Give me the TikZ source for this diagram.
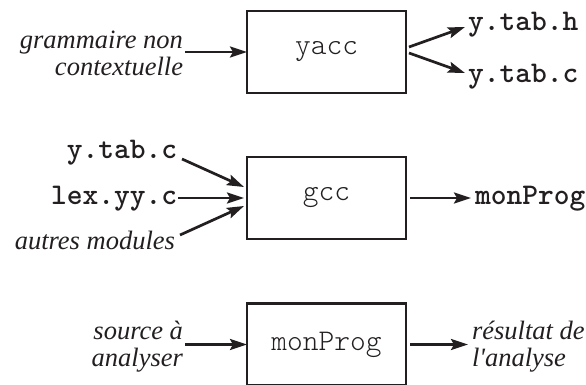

§ §

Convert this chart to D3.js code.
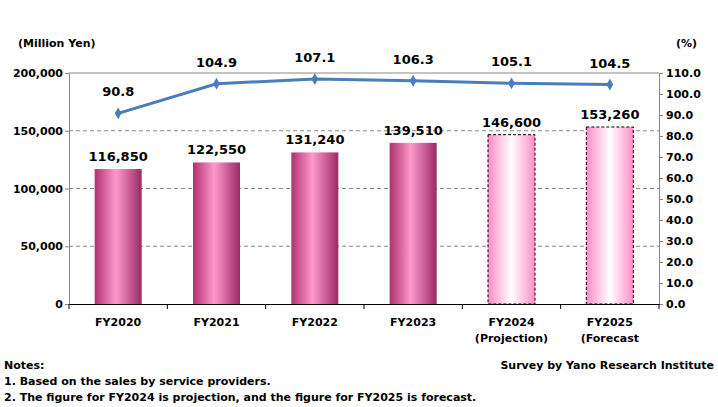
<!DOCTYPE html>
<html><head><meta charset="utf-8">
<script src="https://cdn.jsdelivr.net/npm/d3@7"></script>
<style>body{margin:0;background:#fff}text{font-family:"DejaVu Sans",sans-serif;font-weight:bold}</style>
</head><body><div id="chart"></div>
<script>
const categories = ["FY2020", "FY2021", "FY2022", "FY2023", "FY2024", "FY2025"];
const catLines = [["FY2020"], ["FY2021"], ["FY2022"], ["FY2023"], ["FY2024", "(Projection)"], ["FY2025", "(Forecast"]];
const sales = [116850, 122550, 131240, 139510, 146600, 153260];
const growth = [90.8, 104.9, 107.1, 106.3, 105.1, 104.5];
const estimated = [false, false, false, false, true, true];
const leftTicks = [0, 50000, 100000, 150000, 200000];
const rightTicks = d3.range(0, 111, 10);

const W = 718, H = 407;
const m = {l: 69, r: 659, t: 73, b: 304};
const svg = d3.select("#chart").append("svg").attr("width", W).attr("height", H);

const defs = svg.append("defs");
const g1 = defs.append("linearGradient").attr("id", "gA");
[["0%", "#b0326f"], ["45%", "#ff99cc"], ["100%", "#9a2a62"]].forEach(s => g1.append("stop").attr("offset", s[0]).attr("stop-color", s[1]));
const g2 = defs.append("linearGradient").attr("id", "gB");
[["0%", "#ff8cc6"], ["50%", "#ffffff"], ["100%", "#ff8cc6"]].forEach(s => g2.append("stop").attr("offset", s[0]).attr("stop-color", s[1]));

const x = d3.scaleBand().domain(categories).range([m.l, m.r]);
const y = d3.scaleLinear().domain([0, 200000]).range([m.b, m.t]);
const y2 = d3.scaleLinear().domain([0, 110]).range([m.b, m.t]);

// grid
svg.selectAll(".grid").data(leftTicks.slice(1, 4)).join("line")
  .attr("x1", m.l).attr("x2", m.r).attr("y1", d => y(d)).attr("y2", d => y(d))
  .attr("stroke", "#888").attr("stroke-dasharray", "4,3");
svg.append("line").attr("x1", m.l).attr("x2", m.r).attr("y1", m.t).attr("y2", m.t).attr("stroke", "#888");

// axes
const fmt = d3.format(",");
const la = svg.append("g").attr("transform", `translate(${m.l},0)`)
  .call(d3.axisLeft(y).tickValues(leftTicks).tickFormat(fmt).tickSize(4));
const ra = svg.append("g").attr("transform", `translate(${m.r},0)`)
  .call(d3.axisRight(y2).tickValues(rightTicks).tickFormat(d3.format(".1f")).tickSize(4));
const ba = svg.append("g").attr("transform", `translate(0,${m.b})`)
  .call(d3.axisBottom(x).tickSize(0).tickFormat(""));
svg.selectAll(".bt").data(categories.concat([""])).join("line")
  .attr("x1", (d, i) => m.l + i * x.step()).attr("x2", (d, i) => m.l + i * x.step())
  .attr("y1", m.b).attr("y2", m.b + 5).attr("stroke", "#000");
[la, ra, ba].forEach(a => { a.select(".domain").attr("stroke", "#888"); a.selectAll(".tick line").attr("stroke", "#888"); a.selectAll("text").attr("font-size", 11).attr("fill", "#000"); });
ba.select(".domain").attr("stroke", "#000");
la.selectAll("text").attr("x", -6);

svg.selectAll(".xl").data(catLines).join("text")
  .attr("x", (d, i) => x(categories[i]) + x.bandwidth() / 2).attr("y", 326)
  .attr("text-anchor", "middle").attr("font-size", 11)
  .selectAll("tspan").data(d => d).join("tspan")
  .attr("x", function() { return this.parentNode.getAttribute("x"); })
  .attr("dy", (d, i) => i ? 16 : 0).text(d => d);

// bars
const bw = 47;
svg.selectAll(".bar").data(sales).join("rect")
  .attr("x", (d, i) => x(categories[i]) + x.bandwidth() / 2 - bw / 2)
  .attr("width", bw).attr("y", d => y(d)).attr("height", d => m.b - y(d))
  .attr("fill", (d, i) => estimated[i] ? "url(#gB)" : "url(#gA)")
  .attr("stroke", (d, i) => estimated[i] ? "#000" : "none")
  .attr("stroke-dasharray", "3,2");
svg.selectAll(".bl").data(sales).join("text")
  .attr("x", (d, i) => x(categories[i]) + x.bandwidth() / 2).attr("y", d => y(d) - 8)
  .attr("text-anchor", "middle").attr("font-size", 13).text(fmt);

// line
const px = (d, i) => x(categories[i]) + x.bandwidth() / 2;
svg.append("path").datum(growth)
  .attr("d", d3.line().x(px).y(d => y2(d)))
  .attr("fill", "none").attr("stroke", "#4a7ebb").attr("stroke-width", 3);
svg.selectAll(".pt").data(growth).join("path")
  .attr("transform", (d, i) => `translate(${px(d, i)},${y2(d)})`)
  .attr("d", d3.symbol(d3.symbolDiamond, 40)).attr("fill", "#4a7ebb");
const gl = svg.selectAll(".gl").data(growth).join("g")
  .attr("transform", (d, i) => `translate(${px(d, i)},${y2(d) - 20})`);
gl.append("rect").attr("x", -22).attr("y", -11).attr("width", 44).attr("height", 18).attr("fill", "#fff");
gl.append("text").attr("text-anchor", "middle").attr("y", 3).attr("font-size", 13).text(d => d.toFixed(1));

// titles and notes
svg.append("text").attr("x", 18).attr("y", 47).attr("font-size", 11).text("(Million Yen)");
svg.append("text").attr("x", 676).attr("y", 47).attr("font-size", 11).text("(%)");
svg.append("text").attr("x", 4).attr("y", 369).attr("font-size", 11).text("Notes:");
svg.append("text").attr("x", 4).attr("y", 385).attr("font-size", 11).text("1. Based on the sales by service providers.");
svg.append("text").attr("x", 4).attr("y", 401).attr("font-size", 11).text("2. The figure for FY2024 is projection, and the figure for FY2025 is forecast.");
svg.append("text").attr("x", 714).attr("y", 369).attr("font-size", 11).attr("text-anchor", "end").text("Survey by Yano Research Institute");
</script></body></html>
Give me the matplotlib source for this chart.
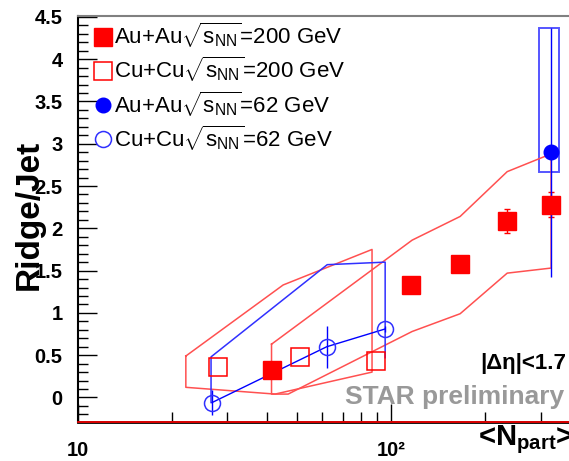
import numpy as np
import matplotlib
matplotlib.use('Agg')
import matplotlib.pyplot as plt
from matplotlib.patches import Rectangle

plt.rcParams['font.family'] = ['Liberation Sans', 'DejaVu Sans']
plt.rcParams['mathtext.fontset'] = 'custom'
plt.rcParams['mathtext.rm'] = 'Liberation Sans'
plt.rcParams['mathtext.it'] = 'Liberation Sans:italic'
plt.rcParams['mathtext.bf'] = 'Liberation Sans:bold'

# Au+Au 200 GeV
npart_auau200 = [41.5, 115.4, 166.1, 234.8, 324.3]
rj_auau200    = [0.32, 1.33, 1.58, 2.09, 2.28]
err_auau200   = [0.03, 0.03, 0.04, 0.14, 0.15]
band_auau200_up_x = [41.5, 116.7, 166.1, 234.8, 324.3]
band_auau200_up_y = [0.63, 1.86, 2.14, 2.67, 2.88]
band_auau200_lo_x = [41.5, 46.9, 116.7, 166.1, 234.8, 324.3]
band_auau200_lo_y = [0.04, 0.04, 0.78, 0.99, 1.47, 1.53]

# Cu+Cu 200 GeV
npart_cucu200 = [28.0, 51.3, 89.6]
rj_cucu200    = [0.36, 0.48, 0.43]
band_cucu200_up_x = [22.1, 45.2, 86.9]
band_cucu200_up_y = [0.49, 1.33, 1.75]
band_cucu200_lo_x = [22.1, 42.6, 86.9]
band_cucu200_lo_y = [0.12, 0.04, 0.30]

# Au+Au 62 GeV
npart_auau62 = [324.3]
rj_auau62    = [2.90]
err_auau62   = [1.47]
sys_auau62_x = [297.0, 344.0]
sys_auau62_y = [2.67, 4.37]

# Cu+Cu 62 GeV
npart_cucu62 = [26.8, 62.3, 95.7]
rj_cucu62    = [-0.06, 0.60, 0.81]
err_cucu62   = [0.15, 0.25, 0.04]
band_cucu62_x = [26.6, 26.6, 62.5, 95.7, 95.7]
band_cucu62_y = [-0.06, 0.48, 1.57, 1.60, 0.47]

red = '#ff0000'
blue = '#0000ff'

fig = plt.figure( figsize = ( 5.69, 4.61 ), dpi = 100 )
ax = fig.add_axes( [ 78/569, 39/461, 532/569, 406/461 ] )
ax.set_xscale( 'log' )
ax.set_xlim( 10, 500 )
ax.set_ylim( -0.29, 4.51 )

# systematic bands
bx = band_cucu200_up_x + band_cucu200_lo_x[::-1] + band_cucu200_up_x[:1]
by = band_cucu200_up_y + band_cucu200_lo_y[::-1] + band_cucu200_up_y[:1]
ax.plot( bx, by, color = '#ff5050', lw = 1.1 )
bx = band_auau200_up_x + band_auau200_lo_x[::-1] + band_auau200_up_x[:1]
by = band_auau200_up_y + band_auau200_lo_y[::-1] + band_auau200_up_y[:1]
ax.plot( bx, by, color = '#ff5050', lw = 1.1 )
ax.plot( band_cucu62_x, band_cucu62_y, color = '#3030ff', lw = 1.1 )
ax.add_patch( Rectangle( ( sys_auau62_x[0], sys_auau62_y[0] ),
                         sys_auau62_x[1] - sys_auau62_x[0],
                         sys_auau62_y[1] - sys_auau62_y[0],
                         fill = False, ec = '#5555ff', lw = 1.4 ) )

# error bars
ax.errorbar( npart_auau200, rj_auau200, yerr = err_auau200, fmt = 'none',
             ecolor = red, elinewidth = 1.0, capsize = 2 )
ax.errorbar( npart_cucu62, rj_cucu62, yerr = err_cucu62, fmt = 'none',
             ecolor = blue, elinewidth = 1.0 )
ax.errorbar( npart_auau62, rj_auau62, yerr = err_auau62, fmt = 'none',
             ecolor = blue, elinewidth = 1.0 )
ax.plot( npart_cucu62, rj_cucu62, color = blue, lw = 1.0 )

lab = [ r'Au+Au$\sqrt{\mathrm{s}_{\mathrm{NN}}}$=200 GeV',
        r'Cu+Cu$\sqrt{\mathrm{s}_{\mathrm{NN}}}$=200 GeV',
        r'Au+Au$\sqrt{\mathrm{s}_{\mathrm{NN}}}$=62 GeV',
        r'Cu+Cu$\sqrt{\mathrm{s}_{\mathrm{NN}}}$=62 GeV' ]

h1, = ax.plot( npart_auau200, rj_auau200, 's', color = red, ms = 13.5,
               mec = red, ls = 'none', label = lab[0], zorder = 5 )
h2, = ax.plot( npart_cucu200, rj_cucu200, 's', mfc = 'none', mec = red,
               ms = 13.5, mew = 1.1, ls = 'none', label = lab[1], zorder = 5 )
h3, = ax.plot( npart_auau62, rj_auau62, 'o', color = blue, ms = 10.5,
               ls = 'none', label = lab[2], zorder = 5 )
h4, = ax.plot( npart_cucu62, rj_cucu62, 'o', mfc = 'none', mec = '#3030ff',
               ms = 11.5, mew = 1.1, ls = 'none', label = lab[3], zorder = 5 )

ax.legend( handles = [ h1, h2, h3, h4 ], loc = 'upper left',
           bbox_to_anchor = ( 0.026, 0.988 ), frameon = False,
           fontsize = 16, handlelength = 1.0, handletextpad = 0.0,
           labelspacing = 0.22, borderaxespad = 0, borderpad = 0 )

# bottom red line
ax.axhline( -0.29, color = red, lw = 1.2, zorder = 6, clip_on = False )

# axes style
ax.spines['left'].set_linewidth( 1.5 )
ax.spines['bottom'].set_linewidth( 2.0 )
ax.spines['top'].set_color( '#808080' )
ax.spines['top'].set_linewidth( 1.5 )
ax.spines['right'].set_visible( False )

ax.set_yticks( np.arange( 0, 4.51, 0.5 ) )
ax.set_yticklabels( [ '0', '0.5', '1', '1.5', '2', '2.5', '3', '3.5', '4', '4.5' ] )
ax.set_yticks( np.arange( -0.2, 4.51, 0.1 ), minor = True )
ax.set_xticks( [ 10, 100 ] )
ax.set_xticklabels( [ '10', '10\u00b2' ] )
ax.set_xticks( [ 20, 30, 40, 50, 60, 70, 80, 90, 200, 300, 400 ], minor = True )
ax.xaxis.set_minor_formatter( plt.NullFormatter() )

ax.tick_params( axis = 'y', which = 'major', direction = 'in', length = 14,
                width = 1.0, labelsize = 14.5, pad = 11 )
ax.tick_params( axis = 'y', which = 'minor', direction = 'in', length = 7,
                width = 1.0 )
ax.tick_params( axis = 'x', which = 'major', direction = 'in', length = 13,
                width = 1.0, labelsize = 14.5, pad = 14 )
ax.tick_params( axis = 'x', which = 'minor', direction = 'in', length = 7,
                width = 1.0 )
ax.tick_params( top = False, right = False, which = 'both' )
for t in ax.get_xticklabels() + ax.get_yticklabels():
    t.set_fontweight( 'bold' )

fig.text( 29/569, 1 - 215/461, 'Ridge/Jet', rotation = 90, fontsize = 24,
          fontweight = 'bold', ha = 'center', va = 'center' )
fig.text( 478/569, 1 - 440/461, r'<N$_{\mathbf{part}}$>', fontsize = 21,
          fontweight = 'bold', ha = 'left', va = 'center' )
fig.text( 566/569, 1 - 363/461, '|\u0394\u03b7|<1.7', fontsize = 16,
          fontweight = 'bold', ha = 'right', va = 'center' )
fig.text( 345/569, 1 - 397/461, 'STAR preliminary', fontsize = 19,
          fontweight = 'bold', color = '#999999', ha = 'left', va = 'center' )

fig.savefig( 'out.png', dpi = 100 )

§ §

WORK REQUIRED: Reproduce the lines above starting at the one with "Give me the matplotlib source for this chart." and ending at the one with "plt.rcParams['mathtext.bf'] = 'Liberation", both included, exactly and with no pictures.

SOLUTION:
Give me the matplotlib source for this chart.
import numpy as np
import matplotlib
matplotlib.use('Agg')
import matplotlib.pyplot as plt
from matplotlib.patches import Rectangle

plt.rcParams['font.family'] = ['Liberation Sans', 'DejaVu Sans']
plt.rcParams['mathtext.fontset'] = 'custom'
plt.rcParams['mathtext.rm'] = 'Liberation Sans'
plt.rcParams['mathtext.it'] = 'Liberation Sans:italic'
plt.rcParams['mathtext.bf'] = 'Liberation Sans:bold'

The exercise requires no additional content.